Target is a firm that excels in providing customers with goods that adhere to their needs and spending price ranges. With increasing competition and modernization of the shopping process, Target has collected, utilized, and stored substantial user and client data. While this eases a number of processes that come with a digital presence in product sales, it may also make firms and clients vulnerable to data breaches. This was an issue that occurred in 2013, and Target responded with a variety of solutions, some of which were well implemented while others could have benefited from alternative approaches.
The main issue faced by Target during its operations included a tarnishing of its reputation due to a large data breach. During the fourth quarter of the business year, Target acknowledged that a criminal breach had allowed external parties to have access to the debit and credit information of over forty million customers (Hoffman & Gold, 2016). Later in 2014, it was also revealed that even email addresses, personal information, and mailing addresses had been susceptible to the breach. Immediately following this, Target sales had decreased significantly, and the willingness of customers to join programs such as REDcard was incredibly low.
Data breaches that affect such a large population of clients have the potential to deal detriment to the firm as well as to the personal lives of those affected. As such, there are a number of solutions that could have been implemented in Target’s situation. Client’s who have been adversely affected should be compensated, and all newly joining clients should be offered alternative benefits until safety measures are sufficient. Following this, new security protocols and methods can be provided company-wide. Frequent analysis should be performed in order to maintain the security and the trust of customers.

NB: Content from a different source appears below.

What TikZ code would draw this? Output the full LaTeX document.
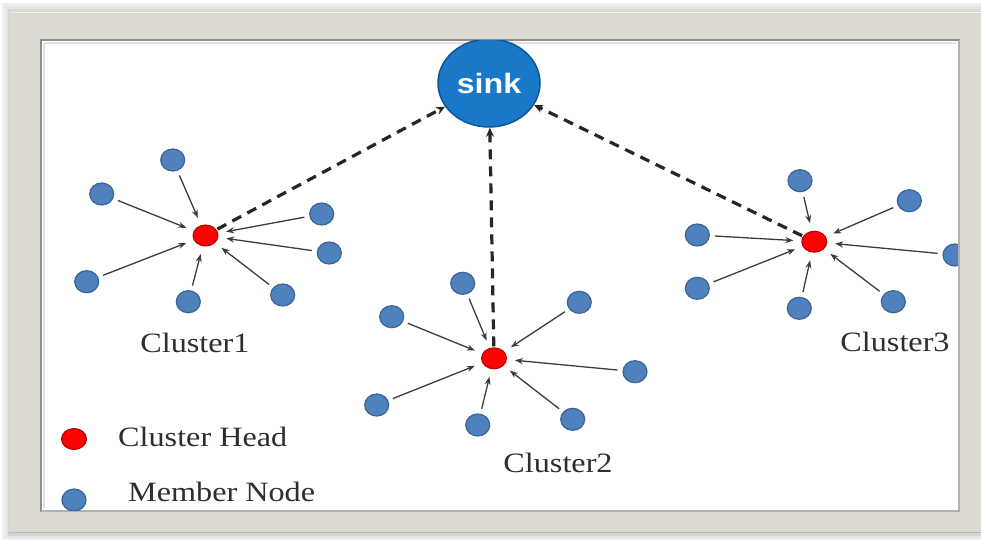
\documentclass[tikz,border=0pt]{standalone}
\usepackage{fontspec}
\usetikzlibrary{shapes.geometric,arrows.meta}
\newfontfamily\lblfont[FakeStretch=1.15]{Liberation Serif}
\newfontfamily\sinkfont[FakeStretch=1.15]{Liberation Sans}
\definecolor{framegrey}{HTML}{DCDAD2}
\definecolor{frameedge}{HTML}{BDBBB4}
\definecolor{innerline}{HTML}{8E8E8E}
\definecolor{memberfill}{HTML}{4F81BD}
\definecolor{memberline}{HTML}{3A6496}
\definecolor{headfill}{HTML}{FF0000}
\definecolor{headline}{HTML}{B00000}
\definecolor{sinkfill}{HTML}{1A78C8}
\definecolor{sinkline}{HTML}{0F5696}
\definecolor{linkgrey}{HTML}{3C3C3C}
\definecolor{labeltext}{HTML}{2E2E2E}
\tikzset{
  member/.style={ellipse, fill=memberfill, draw=memberline, line width=1.2pt,
    minimum width=24pt, minimum height=22pt, inner sep=0pt},
  head/.style={ellipse, fill=headfill, draw=headline, line width=1pt,
    minimum width=25pt, minimum height=21pt, inner sep=0pt},
  sinknode/.style={ellipse, fill=sinkfill, draw=sinkline, line width=1.5pt,
    minimum width=102pt, minimum height=88pt, inner sep=0pt,
    text=white, font=\sinkfont\bfseries\fontsize{28}{30}\selectfont},
  joinlink/.style={draw=linkgrey, line width=1.3pt,
    -{Stealth[length=8pt,width=6pt]}, shorten >=8pt, shorten <=5pt},
  uplink/.style={draw=black!85, line width=3.2pt, dash pattern=on 10pt off 7pt,
    -{Stealth[length=9pt,width=8pt]}, shorten <=1pt},
  clabel/.style={text=labeltext, font=\lblfont\fontsize{28}{30}\selectfont, inner sep=0pt}
}
\begin{document}
\begin{tikzpicture}[x=1pt,y=-1pt]
\useasboundingbox (0,0) rectangle (981,540);
% page and soft shadow round the frame
\fill[white] (0,0) rectangle (981,540);
\fill[black!6] (2,3) rectangle (981,540);
\fill[black!10] (5,6) rectangle (981,538);
\fill[black!16] (8,9) rectangle (981,536);
% outer frame
\fill[framegrey] (9,9) rectangle (981,532);
\draw[white!70!framegrey, line width=1.5pt] (11,12.5) -- (981,12.5);
\draw[frameedge, line width=1pt] (9,532) -- (981,532);
% inner white panel with bevelled edge
\fill[white] (40,39) rectangle (960,512);
\draw[innerline, line width=1.8pt] (41,512) -- (41,40) -- (960,40);
\draw[innerline!70, line width=1.4pt] (959,40) -- (959,511) -- (41,511);
\draw[black!12, line width=2pt] (44,43) -- (956,43);
\draw[black!12, line width=2pt] (44,43) -- (44,508);

\begin{scope}
\clip (42,41) rectangle (958,510);
% sink
\node[sinknode] (sink) at (489,83) {sink};
% cluster heads
\node[head] (h1) at (205.5,235.5) {};
\node[head] (h2) at (494,358.3) {};
\node[head] (h3) at (814.3,241.7) {};
% cluster 1 members
\node[member] (a1) at (172.7,160) {};
\node[member] (a2) at (101.7,194) {};
\node[member] (a3) at (321.7,214) {};
\node[member] (a4) at (329.3,253) {};
\node[member] (a5) at (86.7,281.7) {};
\node[member] (a6) at (188.3,301.7) {};
\node[member] (a7) at (282.7,295) {};
% cluster 2 members
\node[member] (b1) at (462.7,283.3) {};
\node[member] (b2) at (391.7,316.7) {};
\node[member] (b3) at (579.3,302.3) {};
\node[member] (b4) at (635,371.7) {};
\node[member] (b5) at (376.7,405) {};
\node[member] (b6) at (477.7,425) {};
\node[member] (b7) at (572.7,419.3) {};
% cluster 3 members
\node[member] (c1) at (800,180.7) {};
\node[member] (c2) at (909.3,200.7) {};
\node[member] (c3) at (697.3,235) {};
\node[member] (c4) at (955,255) {};
\node[member] (c5) at (697.3,288.3) {};
\node[member] (c6) at (799.3,308.3) {};
\node[member] (c7) at (893.3,301.7) {};
% members report to their heads
\foreach \m in {a1,a2,a3,a4,a5,a6,a7} \draw[joinlink] (\m) -- (h1);
\foreach \m in {b1,b2,b3,b4,b5,b6,b7} \draw[joinlink] (\m) -- (h2);
\foreach \m in {c1,c2,c3,c4,c5,c6,c7} \draw[joinlink] (\m) -- (h3);
% heads forward to the sink
\draw[uplink] (h1) -- (sink);
\draw[uplink] (h2) -- (sink);
\draw[uplink] (h3) -- (sink);
% cluster captions
\node[clabel] (l1) at (195,343) {Cluster1};
\node[clabel] (l2) at (558,463) {Cluster2};
\node[clabel] (l3) at (895,342) {Cluster3};
% legend
\node[head] (kh) at (74,439) {};
\node[member] (km) at (74,500) {};
\node[clabel, anchor=west] (kht) at (118,437) {Cluster Head};
\node[clabel, anchor=west] (kmt) at (128,492) {Member Node};
\end{scope}
\end{tikzpicture}
\end{document}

Target’s initial response consisted of investing 5 million dollars in better security measures and services that provided clients with credit-card monitoring. In March 2015, Target settled and paid clients who were victimized by the breach a total of 10 million dollars in settlements. Each client adversely affected had received an approximate amount of 10,000 dollars each. Target had successfully implemented new security measures and met the needs of the victims of the breach. Additionally, they offered year-long credit card monitoring and protection from identity theft as a form of evaluation and maintenance of their safety changes.
Areas in Need of Improvement
Despite the positive changes and offered assistance to the victims of the breach, there are still areas in which Target could improve its approach to such events. The protection of their clients’ livelihood should have been prioritized, but Target’s settlement had come more than a year after the breach was made public. Similarly, new clients were accepted too quickly while the branch’s effects were still prevalent. As such, the priorities and timing of the solutions implemented by Target were not entirely in line with the demands of their customers and stakeholders and therefore did not leave everyone satisfied.

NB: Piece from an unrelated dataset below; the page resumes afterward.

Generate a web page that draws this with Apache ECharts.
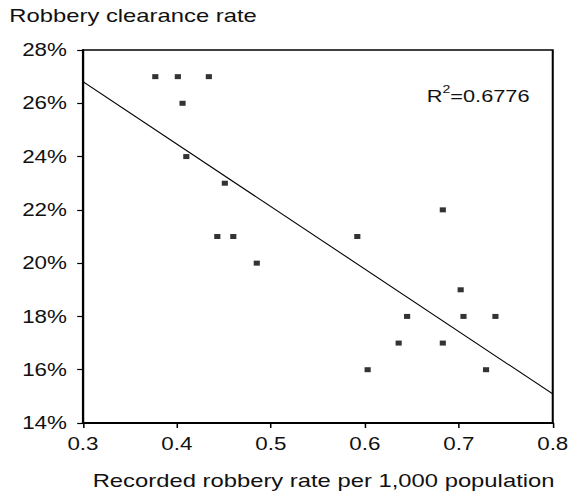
<!DOCTYPE html>
<html>
<head>
<meta charset="utf-8">
<script src="https://cdn.jsdelivr.net/npm/echarts@6/dist/echarts.min.js"></script>
<style>
html,body{margin:0;padding:0;background:#fff;overflow:hidden;}
#wrap{width:572px;height:500px;overflow:hidden;}
#chart{width:447px;height:500px;transform:scaleX(1.28);transform-origin:0 0;}
</style>
</head>
<body>
<div id="wrap"><div id="chart"></div></div>
<script>
// Recorded robbery rate per 1,000 population
const robberyRate = [0.377, 0.401, 0.434, 0.406, 0.410, 0.451, 0.443, 0.460, 0.485, 0.592,
                     0.683, 0.702, 0.645, 0.705, 0.739, 0.636, 0.683, 0.603, 0.729];
// Robbery clearance rate (%)
const clearanceRate = [27, 27, 27, 26, 24, 23, 21, 21, 20, 21,
                       22, 19, 18, 18, 18, 17, 17, 16, 16];
// Linear trend line as drawn (x, y%) at both ends of the x range
const trendX = [0.3, 0.8];
const trendY = [26.81, 15.09];
const rSquared = '0.6776';
const xTicks = [0.3, 0.4, 0.5, 0.6, 0.7, 0.8];
const yTicks = [14, 16, 18, 20, 22, 24, 26, 28];

const FONT = '"Liberation Sans", Arial, Helvetica, sans-serif';
const points = robberyRate.map((x, i) => [x, clearanceRate[i]]);
const trend = trendX.map((x, i) => [x, trendY[i]]);

const chart = echarts.init(document.getElementById('chart'), null, {renderer: 'svg'});
chart.setOption({
  animation: false,
  backgroundColor: '#fff',
  grid: {left: 64.8, right: 14.6, top: 50, bottom: 77, show: true,
         borderColor: '#000', borderWidth: 1.6, backgroundColor: 'transparent'},
  xAxis: {
    type: 'value', min: xTicks[0], max: xTicks[xTicks.length - 1], interval: 0.1,
    axisLine: {show: true, onZero: false, lineStyle: {color: '#000', width: 2}},
    axisTick: {show: true, length: 5, lineStyle: {color: '#000', width: 1.2}},
    splitLine: {show: false},
    axisLabel: {color: '#111', fontFamily: FONT, fontSize: 17.5, margin: 12,
                formatter: v => v.toFixed(1)}
  },
  yAxis: {
    type: 'value', min: yTicks[0], max: yTicks[yTicks.length - 1], interval: 2,
    axisLine: {show: true, onZero: false, lineStyle: {color: '#000', width: 1.6}},
    axisTick: {show: true, length: 4.5, lineStyle: {color: '#000', width: 1.2}},
    splitLine: {show: false},
    axisLabel: {color: '#111', fontFamily: FONT, fontSize: 17.5, margin: 12.5,
                formatter: v => v + '%'}
  },
  graphic: [
    {type: 'text', left: 7.3, top: 6,
     style: {text: 'Robbery clearance rate', fill: '#111', fontFamily: FONT, fontSize: 18.6}},
    {type: 'text', left: 72.4, top: 471,
     style: {text: 'Recorded robbery rate per 1,000 population', fill: '#111', fontFamily: FONT, fontSize: 18.6}},
    {type: 'text', left: 333.4, top: 84,
     style: {text: '{b|R}{s|2}{b|=' + rSquared + '}', fill: '#111',
             rich: {b: {fontFamily: FONT, fontSize: 17, fill: '#111', verticalAlign: 'bottom', lineHeight: 20},
                    s: {fontFamily: FONT, fontSize: 11, fill: '#111', verticalAlign: 'top', lineHeight: 20, padding: [0, 0, 8, 0]}}}}
  ],
  series: [
    {type: 'scatter', data: points, symbol: 'rect', symbolSize: [4.8, 5],
     itemStyle: {color: '#000'}, silent: true, z: 3},
    {type: 'line', data: trend, symbol: 'none', silent: true, z: 2,
     lineStyle: {color: '#000', width: 1}}
  ]
});
</script>
</body>
</html>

As such, while the data breach was handled effectively by Target, the time it took them to meet the needs of the victims of the breach was not as adequate. In the case that a similar event occurs, Target must prioritize the security of its clients’ information before moving to implement new security measures and features. Overall, Target was able to deter the widespread effects of the breach, but a certain number of clients were still affected.
Hoffman, A. N., Gold, N. (2016). Target Corp’s tarnished reputation: Failure in Canada and a massive data breach. Erasmus University. Web.